Está claro que mientras Cuba sea un país socialista y defienda su soberanía, tendrá contradicciones antagónicas con el gobierno norteamericano. El asunto a debate es valorar el escenario en que se desarrolla el conflicto. El pueblo cubano ha comprobado en carne propia y de la peor manera, que no es lo mismo Obama que Trump. Como Biden se parece más al segundo, vale la pena estimular las señales de cambio.

El gobierno cubano está en lo cierto cuando califica estas medidas de muy limitadas. En verdad no alteran la esencia del bloqueo ni eliminan la designación de Cuba como Estado promotor del terrorismo, lo que constituye una gran dificultad para el funcionamiento comercial y financiero del país. Tampoco ha cambiado la retórica contra Cuba, no existe una sola palabra conciliatoria en la declaración norteamericana. 

Sin embargo, estas medidas contribuyen a destrabar los mecanismos de negociación y estimular el diálogo entre los dos países, una dinámica que también involucra a la sociedad civil de ambos y tiene su propia inercia. A pesar de que no podemos afirmar que estamos en presencia del inicio de un proceso más trascendente e, incluso de iniciarse, bien sabemos que puede ser reversible, no es descabellado afirmar que efectivamente se trata de un cambio de la política de Estados Unidos hacia Cuba, aunque este no haya sido el propósito del gobierno norteamericano y ni siquiera tenga plena conciencia de ello.
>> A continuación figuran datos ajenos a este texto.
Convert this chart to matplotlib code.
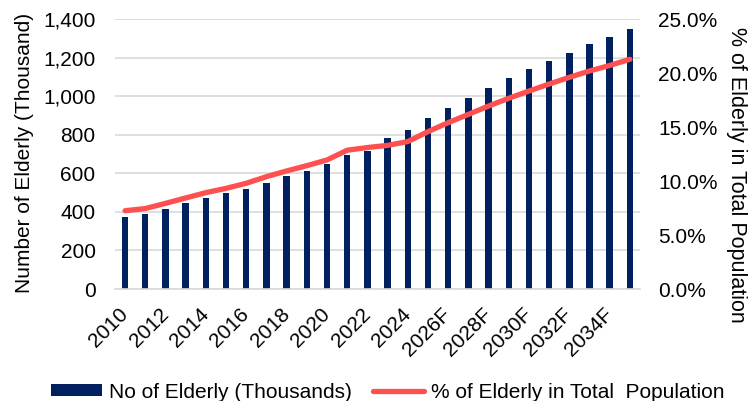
import matplotlib
matplotlib.use("Agg")
import matplotlib.pyplot as plt
import numpy as np
from matplotlib.ticker import FuncFormatter, MultipleLocator

plt.rcParams['font.family'] = ['Liberation Sans', 'DejaVu Sans']

years = ['2010', '2011', '2012', '2013', '2014', '2015', '2016', '2017', '2018',
         '2019', '2020', '2021', '2022', '2023', '2024', '2025F', '2026F', '2027F',
         '2028F', '2029F', '2030F', '2031F', '2032F', '2033F', '2034F', '2035F']
elderly = [372, 387, 417, 446, 472, 496, 520, 551, 584, 614, 650, 694, 714, 783,
           825, 888, 938, 992, 1044, 1094, 1141, 1182, 1223, 1270, 1308, 1347]
pct = [7.25, 7.45, 7.93, 8.43, 8.92, 9.32, 9.79, 10.4, 10.93, 11.42, 11.95, 12.85,
       13.1, 13.3, 13.65, 14.57, 15.4, 16.17, 16.94, 17.66, 18.33, 18.98, 19.6,
       20.19, 20.7, 21.27]
tick_labels = years[::2]

bar_color = '#002060'
line_color = '#FF5050'
text_color = '#000000'
FS = 15

fig = plt.figure(figsize=(7.48, 4.01), dpi=100)
ax = fig.add_axes([0.1537, 0.2793, 0.7019, 0.6733])
x = np.arange(len(years))
bars = ax.bar(x, elderly, width=0.32, color=bar_color, zorder=2,
              label='No of Elderly (Thousands)')
ax.set_ylim(0, 1400)
ax.set_xlim(-0.5, len(years) - 0.5)
ax.yaxis.set_major_locator(MultipleLocator(200))
ax.yaxis.set_major_formatter(FuncFormatter(lambda v, p: f'{int(v):,}'))
ax.grid(axis='y', color='#D9D9D9', linewidth=1.2, zorder=0)
ax.set_axisbelow(True)
for s in ['top', 'right', 'left']:
    ax.spines[s].set_visible(False)
ax.spines['bottom'].set_color('#D9D9D9')
ax.spines['bottom'].set_linewidth(1.2)
ax.tick_params(axis='y', length=0, labelsize=FS, colors=text_color, pad=14)
ax.set_xticks(x[::2])
ax.set_xticklabels(tick_labels, rotation=45, ha='right', va='center',
                   rotation_mode='anchor')
ax.tick_params(axis='x', length=0, labelsize=FS, colors=text_color, pad=16)

ax2 = ax.twinx()
line, = ax2.plot(x, pct, color=line_color, linewidth=3.8, zorder=3,
                 solid_capstyle='round', label='% of Elderly in Total  Population')
ax2.set_ylim(0, 25)
ax2.yaxis.set_major_locator(MultipleLocator(5))
ax2.yaxis.set_major_formatter(FuncFormatter(lambda v, p: f'{v:.1f}%'))
for s in ['top', 'right', 'left', 'bottom']:
    ax2.spines[s].set_visible(False)
ax2.tick_params(axis='y', length=0, labelsize=FS, colors=text_color, pad=13)

fig.text(25 / 748, 1 - 153 / 401, 'Number of Elderly (Thousand)', fontsize=FS,
         color=text_color, rotation=90, ha='center', va='center')
fig.text(736 / 748, 1 - 175 / 401, '% of Elderly in Total Population', fontsize=15.5,
         color=text_color, rotation=270, ha='center', va='center')

fig.legend(handles=[bars, line], loc='center', bbox_to_anchor=(0.518, 0.022),
           ncol=2, frameon=False, fontsize=FS, handlelength=2.45,
           handleheight=0.5, handletextpad=0.35, columnspacing=1.0,
           borderaxespad=0, borderpad=0)

fig.savefig('out.png', dpi=100)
Los que sí saben lo que esto significa es la extrema derecha cubanoamericana y sus aliados, tanto republicanos como demócratas, y por eso han puesto el grito en el cielo. También están conscientes los cubanos y sus familiares en Estados Unidos, que abrigan la esperanza de ver superada la agonía de tantos años de separación. Incluso, es posible que, en agradecimiento, algunos cubanoamericanos se embullen y hasta voten por Joe Biden, como lo hicieron por Barack Obama, con lo que ganaría un premio que hasta ahora no se merece.